Post Brothers
The Hole Idea
21 April 2016, 7pm
‘It’s a cubist bit of dark, an aperture in any surface, and yet a thing, physically promiscuous, malleable and expandable, foldable and rollable, poured, printed, or painted. IT does what it PLEASES. It’s behavior is as elastic as its form…’
As part of the public programming encircling Ola Vasiljeva’s exhibition You’ve got beautiful stairs, you know, Kunstverein München presents The Hole Idea — a video lecture by Post Brothers on 21 April 2016, 7pm. Taking place in the Kino, and lasting approximately 45 minutes, the Kunstverein's new curator will focus his presentation on the aesthetic, philosophical and socio-political possibilities of ‘the portable hole’.
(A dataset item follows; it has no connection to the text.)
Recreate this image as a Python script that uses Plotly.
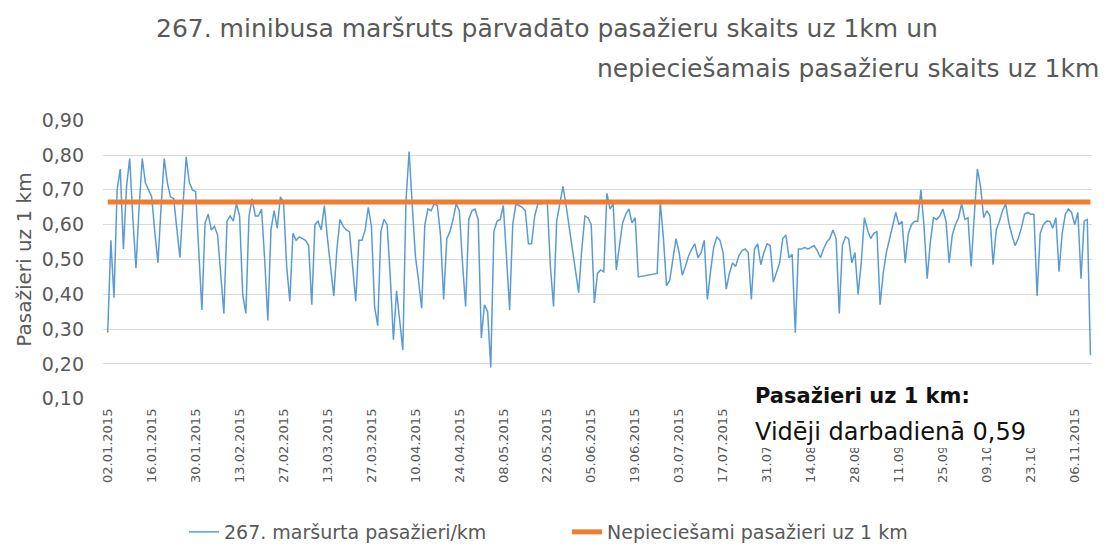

The portable hole is a ubiquitous phenomena in the history of animation, and was retroactively given an origin story in Robert McKimson’s 1955 cartoon, The Hole Idea. In McKimson’s short film, the inventor Dr. Calvin Q. Calculus pours black liquid onto a table, which dries into flat, flexible, black circles. When applied to a solid surface, these 'holes' offer temporary passage through that surface, and they can be just as easily removed. As Post Brothers charts the portable hole’s application throughout animation, economics, philosophy, politics, he asserts that the precarious properties of the portable hole make it a useful tool for examining the irrationality of our world. And by applying the portable hole to the context of Vasiljeva’s exhibition, Post Brothers projects a new perspective onto the pataphysics, plasticity, plasmaticity, and preposterous pareidolia that permeate Vasiljeva’s prolific practice.
The Hole Idea was originally developed in 2008 as part of Gintaras Didžiapetris’ artist magazine NINETY (#2), and has since been presented as a video lecture, or as a video loop, at international venues including the Integrated2015 conference, Antwerp (2015), Kerstin Engholm Gallery, Vienna (2015), Syntax, Lisbon (2015), ŠMC/Contemporary Art Centre, Vilnius (2015), Grüntaler 9, Berlin (2013), the 9th Shanghai Biennale, Shanghai (2012), Will Brown, San Francisco (2012), Paleisje voor Volksvlijt, Amsterdam (2011), and COCO Kunstverein, Vienna (2011). Portions have also been published as text in numerous other projects.